As noted, the Australian government isn’t interested in justice for Indigenous people and so in this area they are not placing any pressure on the churches to reckon with the harms done. What might it look like if the Australian churches took a lead in this area, and were proactive in funding initiatives to demonstrate that they were faithfully invested in repentance and repair?
It might look like selling some of their properties, many of which were built on land ‘gifted’ from the government (who had stolen it from the Traditional Owners). It might look like tithing their income and investing that money in Indigenous-led programs and theological training. It might look like listening to Indigenous people, sacredly holding their lived experience and perspectives without the desire to jump in and save anyone. On an individual level, it might mean reading Rabbi Ruttenberg’s book and thinking about how we can do the necessary work to face the ghosts of our present, in order to live peacefully together in the future.
Can you imagine the church taking this work seriously, and being a forerunner in the race towards truth telling and reconciliation? Can you envisage what your part might be?

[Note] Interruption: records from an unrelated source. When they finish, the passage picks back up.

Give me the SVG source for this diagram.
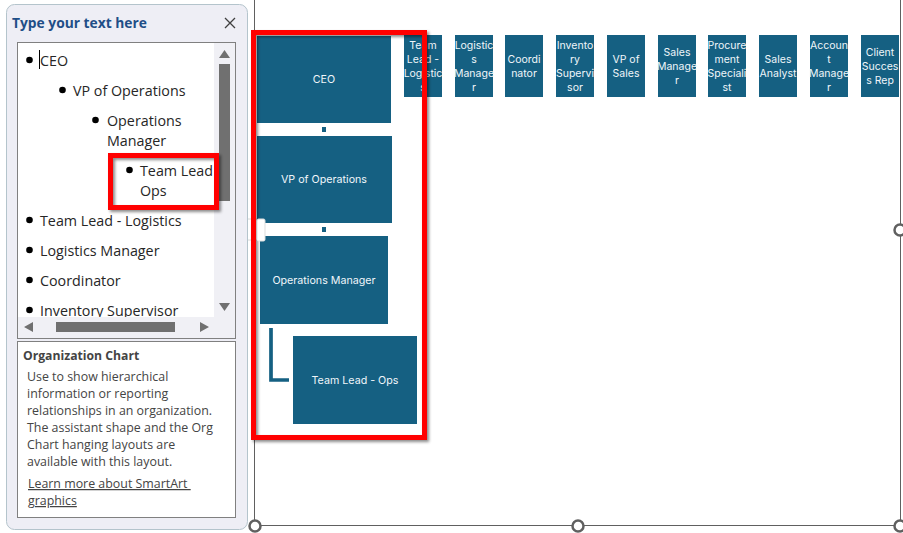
<svg xmlns="http://www.w3.org/2000/svg" width="903" height="533" viewBox="0 0 903 533">
<defs>
<filter id="sh" x="-10%" y="-10%" width="125%" height="125%"><feDropShadow dx="2" dy="2" stdDeviation="1.500" flood-color="#000" flood-opacity=".45"/></filter>
</defs>
<style>
.ui{font-family:"Open Sans","Noto Sans","Liberation Sans",sans-serif;fill:#262626;font-size:14.300px}
.d{font-family:"Open Sans","Noto Sans","Liberation Sans",sans-serif;fill:#444;font-size:12.400px;white-space:pre}
.box{fill:#156082}
.t{font-family:"Inter","Noto Sans","Liberation Sans",sans-serif;fill:#f0f6fa;text-anchor:middle;font-size:10.700px}
.s{font-family:"Inter","Noto Sans","Liberation Sans",sans-serif;fill:#f0f6fa;text-anchor:middle;font-size:10.500px}
.red{fill:none;stroke:#ff0000;stroke-width:5;filter:url(#sh)}
.h{fill:#fff;stroke:#606060;stroke-width:2.500}
.b{fill:#000}
.sb{fill:#707070}
</style>
<rect width="903" height="533" fill="#fff"/>
<g id="frame" fill="none" stroke="#606060" stroke-width="1">
<path d="M254.500 0V525.500H900.500V0"/>
<path d="M248 219H257M248 240H257" stroke="#d8d8d8"/>
</g>
<g id="panel">
<rect x="6.500" y="4.500" width="241" height="525" rx="8" fill="#eeeef5" stroke="#b4c4cc"/>
<text x="12" y="28" style="font-family:'Open Sans','Noto Sans',sans-serif;font-size:13.800px;font-weight:700;fill:#1f4e87">Type your text here</text>
<path d="M225 18l10 10M235 18l-10 10" stroke="#404040" stroke-width="1.300" fill="none"/>
<rect x="17.500" y="42.500" width="218" height="296" fill="#fff" stroke="#808080"/>
<rect x="214" y="43" width="21" height="295" fill="#f0f0f5"/>
<rect x="18" y="317" width="217" height="21" fill="#f0f0f5"/>
<rect x="219" y="64" width="11" height="137" class="sb"/>
<rect x="56" y="322" width="119" height="10" class="sb"/>
<path class="sb" d="M219 58l5.500-8 5.500 8zM219 303h11l-5.500 8zM33 322v10l-9-5zM200 322v10l9-5z"/>
<path d="M39.500 50V69" stroke="#000"/>
<circle class="b" cx="29.500" cy="60" r="3.300"/><text class="ui" x="40" y="66">CEO</text>
<circle class="b" cx="62.500" cy="90" r="3.300"/><text class="ui" x="73" y="96">VP of Operations</text>
<circle class="b" cx="95.500" cy="120" r="3.300"/><text class="ui" x="107" y="126">Operations</text><text class="ui" x="107" y="146">Manager</text>
<circle class="b" cx="129.500" cy="170" r="3.300"/><text class="ui" x="140" y="176">Team Lead</text><text class="ui" x="140" y="196">Ops</text>
<circle class="b" cx="29.500" cy="220" r="3.300"/><text class="ui" x="40" y="226">Team Lead - Logistics</text>
<circle class="b" cx="29.500" cy="250" r="3.300"/><text class="ui" x="40" y="256">Logistics Manager</text>
<circle class="b" cx="29.500" cy="280" r="3.300"/><text class="ui" x="40" y="286">Coordinator</text>
<circle class="b" cx="29.500" cy="310" r="3.300"/>
<svg x="18" y="296" width="196" height="21" viewBox="18 296 196 21"><text class="ui" x="40" y="316">Inventory Supervisor</text></svg>
<rect x="17.500" y="341.500" width="218" height="176" fill="#fff" stroke="#808080"/>
<text x="23" y="360" style="font-family:'Open Sans','Noto Sans',sans-serif;font-size:12.200px;font-weight:700;fill:#444">Organization Chart</text>
<text class="d" x="27" y="381">Use to show hierarchical</text>
<text class="d" x="27" y="398">information or reporting</text>
<text class="d" x="27" y="415">relationships in an organization.</text>
<text class="d" x="27" y="432">The assistant shape and the Org</text>
<text class="d" x="27" y="449">Chart hanging layouts are</text>
<text class="d" x="27" y="466">available with this layout.</text>
<text class="d" x="28" y="488" text-decoration="underline">Learn more about SmartArt </text>
<text class="d" x="28" y="505" text-decoration="underline">graphics</text>
</g>
<g id="connectors" fill="none" stroke="#156082">
<rect x="322" y="127" width="4" height="5" fill="#156082" stroke="none"/>
<rect x="322" y="227" width="4" height="5" fill="#156082" stroke="none"/>
<path d="M271 328V380H289" stroke-width="3.700"/>
</g>
<g id="n-ceo"><rect class="box" x="257" y="36" width="134" height="87"/><text class="t" x="324" y="83">CEO</text></g>
<g id="n-vp-ops"><rect class="box" x="257" y="136" width="135" height="87"/><text class="t" x="324" y="183">VP of Operations</text></g>
<g id="n-ops-mgr"><rect class="box" x="260" y="236" width="128" height="88"/><text class="t" x="324" y="284">Operations Manager</text></g>
<g id="n-tl-ops"><rect class="box" x="293" y="336" width="124" height="88"/><text class="t" x="355" y="384">Team Lead - Ops</text></g>
<g id="n-tl-log"><rect class="box" x="404" y="35" width="38" height="62"/><text class="s" x="423" y="49">Team</text><text class="s" x="423" y="63">Lead -</text><text class="s" x="423" y="77">Logistic</text><text class="s" x="423" y="91">s</text></g>
<g id="n-log-mgr"><rect class="box" x="455" y="35" width="38" height="62"/><text class="s" x="474" y="49">Logistic</text><text class="s" x="474" y="63">s</text><text class="s" x="474" y="77">Manage</text><text class="s" x="474" y="91">r</text></g>
<g id="n-coord"><rect class="box" x="505" y="35" width="38" height="62"/><text class="s" x="524" y="63">Coordi</text><text class="s" x="524" y="77">nator</text></g>
<g id="n-inv"><rect class="box" x="556" y="35" width="38" height="62"/><text class="s" x="575" y="49">Invento</text><text class="s" x="575" y="63">ry</text><text class="s" x="575" y="77">Supervi</text><text class="s" x="575" y="91">sor</text></g>
<g id="n-vp-sales"><rect class="box" x="607" y="35" width="38" height="62"/><text class="s" x="626" y="63">VP of</text><text class="s" x="626" y="77">Sales</text></g>
<g id="n-sales-mgr"><rect class="box" x="658" y="35" width="38" height="62"/><text class="s" x="677" y="56">Sales</text><text class="s" x="677" y="70">Manage</text><text class="s" x="677" y="84">r</text></g>
<g id="n-proc"><rect class="box" x="708" y="35" width="38" height="62"/><text class="s" x="727" y="49">Procure</text><text class="s" x="727" y="63">ment</text><text class="s" x="727" y="77">Speciali</text><text class="s" x="727" y="91">st</text></g>
<g id="n-analyst"><rect class="box" x="759" y="35" width="38" height="62"/><text class="s" x="778" y="63">Sales</text><text class="s" x="778" y="77">Analyst</text></g>
<g id="n-acct"><rect class="box" x="810" y="35" width="38" height="62"/><text class="s" x="829" y="49">Accoun</text><text class="s" x="829" y="63">t</text><text class="s" x="829" y="77">Manage</text><text class="s" x="829" y="91">r</text></g>
<g id="n-client"><rect class="box" x="861" y="35" width="38" height="62"/><text class="s" x="880" y="56">Client</text><text class="s" x="880" y="70">Succes</text><text class="s" x="880" y="84">s Rep</text></g>
<g id="highlights">
<rect x="253.500" y="32.500" width="171" height="405" class="red"/>
<rect x="110.500" y="155.500" width="106" height="52" class="red"/>
</g>
<g id="handles">
<rect x="257" y="219" width="8" height="22" rx="1.500" fill="#fff" stroke="#ddd"/>
<circle class="h" cx="255" cy="526" r="5.500"/>
<circle class="h" cx="578" cy="526" r="5.500"/>
<circle class="h" cx="900" cy="526" r="5.500"/>
<circle class="h" cx="900" cy="230" r="5.500"/>
</g>
</svg>
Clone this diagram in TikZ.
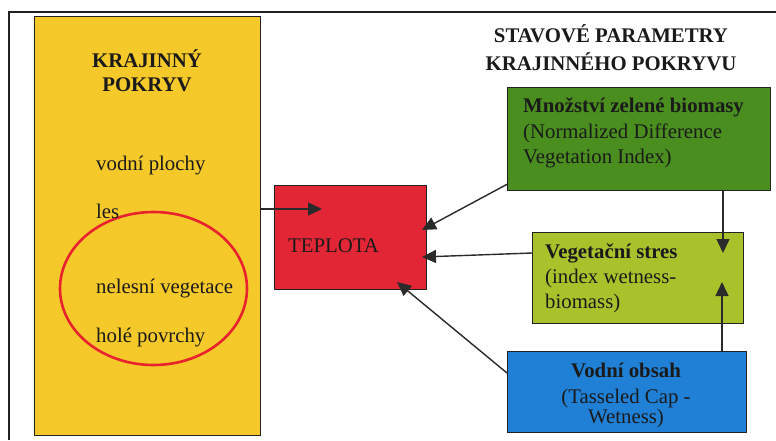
\documentclass[tikz,border=0pt]{standalone}
\usepackage{fontspec}
\setmainfont{LiberationSerif}[Extension=.ttf, UprightFont=*-Regular, BoldFont=*-Bold, ItalicFont=*-Italic, BoldItalicFont=*-BoldItalic]
\usetikzlibrary{arrows.meta,calc}
\definecolor{yel}{HTML}{F5C92A}
\definecolor{redb}{HTML}{E32636}
\definecolor{grn}{HTML}{4B8E20}
\definecolor{lgrn}{HTML}{A9C22C}
\definecolor{blu}{HTML}{1F80D6}
\definecolor{ellred}{HTML}{E8232E}
\definecolor{boxline}{HTML}{222222}
\definecolor{arrowcol}{HTML}{2A2A2A}
\definecolor{txtcol}{HTML}{1A1A1A}
\begin{document}
\begin{tikzpicture}[x=1pt,y=-1pt,
  box/.style={draw=boxline, line width=1.3pt, inner sep=0pt, anchor=north west},
  txt/.style={anchor=base west, inner sep=0pt, text=txtcol, font=\fontsize{20.8}{26}\selectfont},
  txtb/.style={txt, font=\fontsize{20.8}{26}\selectfont\bfseries},
  ctxt/.style={txt, anchor=base},
  ctxtb/.style={txtb, anchor=base},
  arr/.style={draw=arrowcol, line width=1.4pt, -{Triangle[length=14pt,width=13pt]}}]
\useasboundingbox (0,0) rectangle (776,440);
\fill[white] (0,0) rectangle (776,440);
\draw[line width=1.5pt, boxline] (9,440) -- (9,12) -- (776,12);

% boxes
\node[box, fill=yel, minimum width=226pt, minimum height=419pt] (yellow) at (34,16) {};
\node[box, fill=redb, minimum width=152pt, minimum height=104pt] (red) at (274,185) {};
\node[box, fill=grn, minimum width=263pt, minimum height=103pt] (green) at (507,87) {};
\node[box, fill=lgrn, minimum width=211pt, minimum height=91pt] (lgreen) at (532,232) {};
\node[box, fill=blu, minimum width=239pt, minimum height=81pt] (blue) at (507,351) {};

% ellipse
\draw[ellred, line width=2.6pt] (153.5,288.5) ellipse [x radius=93.5, y radius=76.5];

% yellow box texts
\node[ctxtb] (t1) at (147,67) {KRAJINNÝ};
\node[ctxtb] (t2) at (147,91) {POKRYV};
\node[txt] (t3) at (96,170) {vodní plochy};
\node[txt] (t4) at (96,218) {les};
\node[txt] (t5) at (96,293) {nelesní vegetace};
\node[txt] (t6) at (96,342) {holé povrchy};

% red
\node[txt] (t7) at (288,252) {TEPLOTA};

% title
\node[ctxtb] (t8) at (611,42) {STAVOVÉ PARAMETRY};
\node[ctxtb] (t9) at (611,70) {KRAJINNÉHO POKRYVU};

% green
\node[txtb] (t10) at (523,112) {Množství zelené biomasy};
\node[txt] (t11) at (523,138) {(Normalized Difference};
\node[txt] (t12) at (523,163) {Vegetation Index)};

% light green
\node[txtb] (t13) at (545,258) {Vegetační stres};
\node[txt] (t14) at (545,283) {(index wetness-};
\node[txt] (t15) at (545,308) {biomass)};

% blue
\node[ctxtb] (t16) at (626,377) {Vodní obsah};
\node[ctxt] (t17) at (626,403) {(Tasseled Cap -};
\node[ctxt] (t18) at (626,423) {Wetness)};

% arrows
\coordinate (tA) at (322,209);
\draw[arr] (yellow.east |- tA) -- (tA);
\coordinate (tB) at (422,230);
\draw[arr] ($(green.south west)+(0,-7)$) -- (tB);
\coordinate (tC) at (723,253);
\draw[arr] (green.south -| tC) -- (tC);
\coordinate (tD) at (422,257);
\draw[arr] ($(lgreen.north west)+(0,21)$) -- (tD);
\coordinate (tE) at (722,282);
\draw[arr] (blue.north -| tE) -- (tE);
\coordinate (tF) at (397,282);
\draw[arr] ($(blue.north west)+(0,22)$) -- (tF);
\end{tikzpicture}
\end{document}
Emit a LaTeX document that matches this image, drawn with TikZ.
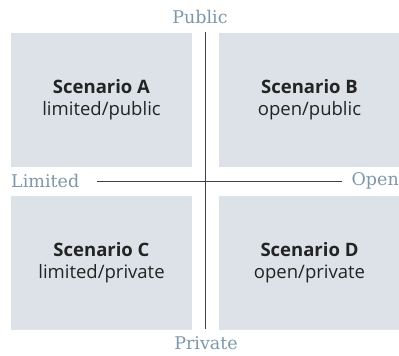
\documentclass[tikz,border=0pt]{standalone}
\usepackage{fontspec}
\setmainfont{Open Sans}
\newfontfamily\axisfont{DejaVu Serif}
\usetikzlibrary{positioning,calc}
\definecolor{boxgray}{RGB}{220,226,232}
\definecolor{axisblue}{RGB}{125,152,170}
\definecolor{textdark}{RGB}{35,35,35}
\definecolor{linedark}{RGB}{60,64,70}

\begin{document}
\begin{tikzpicture}[x=1pt,y=-1pt,
	scen/.style={fill=boxgray,minimum width=181pt,minimum height=134pt,inner sep=0pt,align=center,text=textdark,font=\fontsize{18.5}{22}\selectfont},
	axlab/.style={text=axisblue,font=\axisfont\fontsize{17.5}{20}\selectfont,inner sep=0pt},
	axis/.style={linedark,line width=0.8pt}]
%		\draw[lightgray] (0,0) grid[step=50] (399,356);
		\useasboundingbox (0,0) rectangle (399,356);
		\node[scen] (scenA) at (101.5,100) {\textbf{Scenario A}\\limited/public};
		\node[scen] (scenB) at (309.5,100) {\textbf{Scenario B}\\open/public};
		\node[scen] (scenC) at (101.5,263) {\textbf{Scenario C}\\limited/private};
		\node[scen] (scenD) at (309.5,263) {\textbf{Scenario D}\\open/private};
		\node[axlab] (public) at (200,17) {Public};
		\node[axlab] (private) at (206,343) {Private};
		\node[axlab,anchor=west] (limited) at (11,181) {Limited};
		\node[axlab,anchor=east] (open) at (399,181) {Open};
		\coordinate (vtop) at (205,32);
		\coordinate (vbot) at (205,329);
		\draw[axis] (vtop) -- (vbot);
		\draw[axis] ([xshift=18pt]limited.east) -- ([xshift=-9pt]open.west);
	\end{tikzpicture}
\end{document}
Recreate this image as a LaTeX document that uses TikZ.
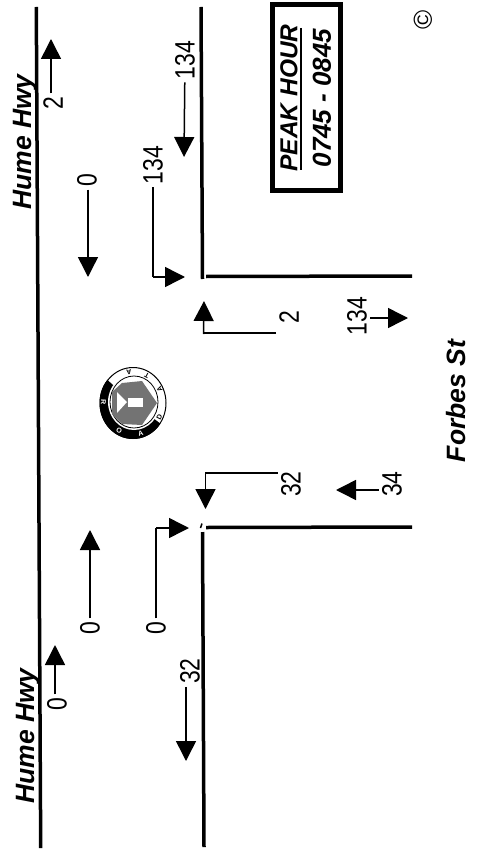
\documentclass[tikz,border=0pt]{standalone}
\usepackage{fontspec}
\usetikzlibrary{arrows.meta,calc}
\setmainfont{Liberation Sans}
\newfontfamily\countfont[FakeStretch=0.82]{Liberation Sans}

\tikzset{
    road/.style={line width=3.5pt},
    stem/.style={line width=1.5pt},
    flow/.style={-{Triangle[length=20pt,width=20pt]}, line width=1.5pt},
    count/.style={rotate=90, inner sep=3pt, font=\fontsize{28}{28}\selectfont\countfont},
    streetname/.style={rotate=90, anchor=base, inner sep=0pt, font=\fontsize{26.5}{26.5}\selectfont\bfseries\itshape},
    peak/.style={rotate=90, inner sep=0pt, font=\fontsize{24.5}{24.5}\selectfont\bfseries\itshape},
    sealtext/.style={inner sep=0pt, font=\fontsize{7}{7}\selectfont\bfseries}
}

\begin{document}
\begin{tikzpicture}[x=1pt,y=-1pt]
    \useasboundingbox (0,0) rectangle (483,850);

    % Draw road edges
    \draw[road] (36.3,7) -- (40.7,848);
    \draw[road] (201,7) -- (202.5,279);
    \draw[road] (206,276.5) -- (412,276);
    \draw[road] (202.5,532) -- (204,847);
    \draw[road] (206,527.5) -- (412,527);
    \draw[stem] (200.5,528) -- (202,523.5);

    % Add road names
    \node[streetname] (humetop) at (31,142) {Hume Hwy};
    \node[streetname] (humebot) at (34,736) {Hume Hwy};
    \node[streetname] (forbes) at (465,401) {Forbes St};

    % Add peak hour box
    \node[draw, line width=5pt, minimum width=186pt, minimum height=68pt, rotate=90] (peakbox) at (306,98) {};
    \node[peak] (peaktitle) at (289,98) {PEAK HOUR};
    \node[peak, font=\fontsize{26}{26}\selectfont\bfseries\itshape] (peaktime) at (322,98) {0745 - 0845};
    \draw[line width=2.5pt] (301,28) -- (301,170);
    \node[rotate=90, inner sep=0pt, font=\fontsize{26}{26}\selectfont] (copyr) at (423,20) {©};

    % Add seal
    \draw[line width=1pt] (133,403) ellipse (33 and 35.5);
    \fill[black] (133,403) -- ++(-140:33.5 and 36) arc[start angle=-140, end angle=-325, x radius=33.5, y radius=36] -- cycle;
    \fill[white] (134,402) ellipse (26 and 28);
    \draw[line width=0.8pt] (134,402) ellipse (24 and 26);
    \fill[black!55] (112,392) -- (122,383) -- (142,381) -- (157,403) -- (142,425) -- (122,424) -- (112,414) -- cycle;
    \fill[white] (128,398) rectangle (143,407);
    \fill[white] (117,392) -- (127,402) -- (117,413) -- cycle;
    \foreach \ang/\ltr/\col in {178/R/white, 242/O/white, 285/A/white, 333/D/black, 25/A/black, 62/T/black, 98/A/black}
    {
        \pgfmathsetmacro{\tilt}{\ang+90}
        \node[sealtext, text=\col, rotate=\tilt] (seal\ang) at ($(133,403)+(-\ang:29.5 and 31.5)$) {\ltr};
    }

    % Add arrows on the top half
    \node[count] (c2a) at (53,103) {2};
    \coordinate (t2a) at (51,39);
    \draw[flow] (t2a |- c2a.east) -- (t2a);

    \node[count] (c0a) at (87,180) {0};
    \coordinate (t0a) at (88,277);
    \draw[flow] (t0a |- c0a.west) -- (t0a);

    \node[count] (c134a) at (153,165) {134};
    \coordinate (t134a) at (185,277);
    \draw[stem] (c134a) -- (t134a -| c134a);
    \draw[flow] (t134a -| c134a) -- (t134a);

    \node[count] (c134b) at (185,60) {134};
    \coordinate (t134b) at (184,157);
    \draw[flow] (c134b) -- (t134b);

    \node[count] (c2b) at (289,317) {2};
    \coordinate (t2b) at (204,301);
    \draw[stem] (c2b.north |- 0,333) -- (203.5,333);
    \draw[flow] (203.5,334) -- (t2b);

    \node[count] (c134c) at (357,316) {134};
    \coordinate (t134c) at (408,318);
    \draw[flow] (c134c.south |- t134c) -- (t134c);

    % Add arrows on the bottom half
    \node[count] (c32a) at (291,484) {32};
    \coordinate (t32a) at (205.5,509);
    \draw[stem] (c32a.north |- 0,473) -- (205.5,473);
    \draw[flow] (205.5,472) -- (t32a);

    \node[count] (c34) at (392,484) {34};
    \coordinate (t34) at (336,490);
    \draw[flow] (c34.north |- t34) -- (t34);

    \node[count] (c0b) at (156,628) {0};
    \coordinate (t0b) at (189,528);
    \draw[stem] (c0b) -- (c0b |- t0b);
    \draw[flow] (c0b |- t0b) -- (t0b);

    \node[count] (c0c) at (90,628) {0};
    \coordinate (t0c) at (90,530);
    \draw[flow] (c0c) -- (t0c);

    \node[count] (c0d) at (57,704) {0};
    \coordinate (t0d) at (55,645);
    \draw[flow] (t0d |- c0d.east) -- (t0d);

    \node[count] (c32b) at (190,671) {32};
    \coordinate (t32b) at (186,761);
    \draw[flow] (t32b |- c32b.west) -- (t32b);
\end{tikzpicture}
\end{document}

And maybe the prompt for this should be not “what are we allowing ourselves to be haunted by?” but “why are we NOT haunted by our past collective misdeeds and what might it take for us to be willing to address this unfinished business?”
[1] Brydie Kosmina, Feminist Afterlives of the Witch: Popular Culture, Memory, Activism (Palgrave Macmillam, 2023), 91.
[2] Notably the representative from the Catholic Church, Archbishop Peter Comensoli, refused to accept responsibility for their involvement.
[3] Danya Ruttenberg, On Repentance and Repair: Making Amends in an Unapologetic World (Beacon Press, 2022).